— begin DATA ROWS —

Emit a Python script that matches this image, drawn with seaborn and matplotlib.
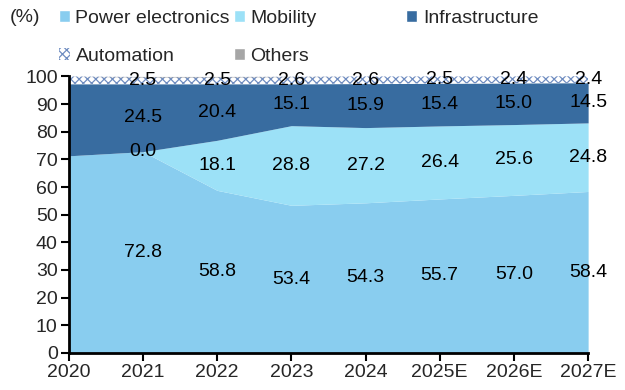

— end DATA ROWS —
— begin DATA ROWS —

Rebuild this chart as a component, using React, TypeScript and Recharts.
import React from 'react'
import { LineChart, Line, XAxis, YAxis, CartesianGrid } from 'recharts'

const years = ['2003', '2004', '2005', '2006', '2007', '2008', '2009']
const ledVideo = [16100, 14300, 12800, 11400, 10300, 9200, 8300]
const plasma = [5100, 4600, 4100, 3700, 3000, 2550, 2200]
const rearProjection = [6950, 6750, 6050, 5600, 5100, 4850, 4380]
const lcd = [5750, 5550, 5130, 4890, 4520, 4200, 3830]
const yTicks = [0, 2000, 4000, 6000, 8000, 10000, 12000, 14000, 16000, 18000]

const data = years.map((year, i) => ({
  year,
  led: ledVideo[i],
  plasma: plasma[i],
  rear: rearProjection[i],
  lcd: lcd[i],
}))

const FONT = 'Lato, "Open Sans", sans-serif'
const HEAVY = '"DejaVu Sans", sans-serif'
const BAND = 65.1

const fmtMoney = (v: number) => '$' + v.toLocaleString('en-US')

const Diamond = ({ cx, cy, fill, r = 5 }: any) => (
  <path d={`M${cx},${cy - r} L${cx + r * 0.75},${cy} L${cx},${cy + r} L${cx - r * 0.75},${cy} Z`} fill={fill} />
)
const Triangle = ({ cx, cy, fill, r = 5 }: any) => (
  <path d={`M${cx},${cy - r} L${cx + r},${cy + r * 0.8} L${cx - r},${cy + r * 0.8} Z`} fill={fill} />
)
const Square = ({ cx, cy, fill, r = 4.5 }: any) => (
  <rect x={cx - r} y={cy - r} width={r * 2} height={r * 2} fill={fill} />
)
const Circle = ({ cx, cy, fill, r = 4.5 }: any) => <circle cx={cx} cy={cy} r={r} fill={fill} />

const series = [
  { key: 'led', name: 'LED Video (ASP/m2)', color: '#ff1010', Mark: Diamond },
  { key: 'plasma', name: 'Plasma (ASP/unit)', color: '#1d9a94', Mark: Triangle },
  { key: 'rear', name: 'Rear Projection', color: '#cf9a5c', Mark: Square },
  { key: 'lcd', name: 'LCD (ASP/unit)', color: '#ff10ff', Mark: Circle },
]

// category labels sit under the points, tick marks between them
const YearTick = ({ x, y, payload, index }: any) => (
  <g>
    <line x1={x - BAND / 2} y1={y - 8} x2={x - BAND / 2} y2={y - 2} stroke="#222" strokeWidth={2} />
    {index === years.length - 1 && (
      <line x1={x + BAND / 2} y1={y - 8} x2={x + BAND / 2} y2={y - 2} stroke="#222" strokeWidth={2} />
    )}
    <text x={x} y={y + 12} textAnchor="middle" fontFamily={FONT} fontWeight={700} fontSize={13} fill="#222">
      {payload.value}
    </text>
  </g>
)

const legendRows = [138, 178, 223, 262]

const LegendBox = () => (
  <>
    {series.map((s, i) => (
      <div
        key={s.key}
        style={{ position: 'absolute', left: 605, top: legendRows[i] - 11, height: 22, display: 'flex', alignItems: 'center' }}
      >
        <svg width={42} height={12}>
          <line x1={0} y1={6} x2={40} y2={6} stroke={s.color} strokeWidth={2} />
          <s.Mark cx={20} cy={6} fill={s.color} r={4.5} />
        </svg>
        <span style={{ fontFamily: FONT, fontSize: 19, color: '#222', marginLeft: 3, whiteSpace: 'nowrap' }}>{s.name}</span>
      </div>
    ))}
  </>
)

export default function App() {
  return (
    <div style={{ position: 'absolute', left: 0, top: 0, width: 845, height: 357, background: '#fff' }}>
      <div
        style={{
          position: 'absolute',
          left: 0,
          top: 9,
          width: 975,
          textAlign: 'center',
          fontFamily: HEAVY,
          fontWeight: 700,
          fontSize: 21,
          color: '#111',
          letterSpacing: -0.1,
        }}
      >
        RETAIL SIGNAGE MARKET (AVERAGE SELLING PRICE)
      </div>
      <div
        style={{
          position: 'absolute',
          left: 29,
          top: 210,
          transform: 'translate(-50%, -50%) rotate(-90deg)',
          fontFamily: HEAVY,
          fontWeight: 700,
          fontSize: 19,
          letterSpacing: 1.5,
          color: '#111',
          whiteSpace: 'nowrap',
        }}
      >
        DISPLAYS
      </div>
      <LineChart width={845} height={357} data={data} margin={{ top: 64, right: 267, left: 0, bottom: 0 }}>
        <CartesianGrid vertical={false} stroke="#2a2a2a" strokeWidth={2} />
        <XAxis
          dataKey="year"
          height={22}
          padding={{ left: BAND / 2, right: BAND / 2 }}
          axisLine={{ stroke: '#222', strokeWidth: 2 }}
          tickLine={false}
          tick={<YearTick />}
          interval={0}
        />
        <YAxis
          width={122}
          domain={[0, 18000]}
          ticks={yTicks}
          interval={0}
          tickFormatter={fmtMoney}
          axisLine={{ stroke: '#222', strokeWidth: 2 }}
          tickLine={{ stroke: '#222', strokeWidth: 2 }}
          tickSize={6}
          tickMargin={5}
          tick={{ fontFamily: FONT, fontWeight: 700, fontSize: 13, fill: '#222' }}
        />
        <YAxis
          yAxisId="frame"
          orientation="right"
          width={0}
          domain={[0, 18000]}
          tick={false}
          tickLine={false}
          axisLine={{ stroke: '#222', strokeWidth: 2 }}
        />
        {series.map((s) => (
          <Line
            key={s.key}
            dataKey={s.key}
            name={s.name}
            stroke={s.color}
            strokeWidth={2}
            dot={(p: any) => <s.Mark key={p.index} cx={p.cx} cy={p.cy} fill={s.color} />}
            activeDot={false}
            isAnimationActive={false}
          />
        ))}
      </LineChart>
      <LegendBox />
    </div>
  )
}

— end DATA ROWS —

Exactly the lines from the line containing "Rebuild this chart" to the line containing "XAxis, YAxis, CartesianGrid", both included, are to be set down; no other line belongs in the answer.

▶ **THE RESPONSE**:
Rebuild this chart as a component, using React, TypeScript and Recharts.
import React from 'react'
import { LineChart, Line, XAxis, YAxis, CartesianGrid } from 'recharts'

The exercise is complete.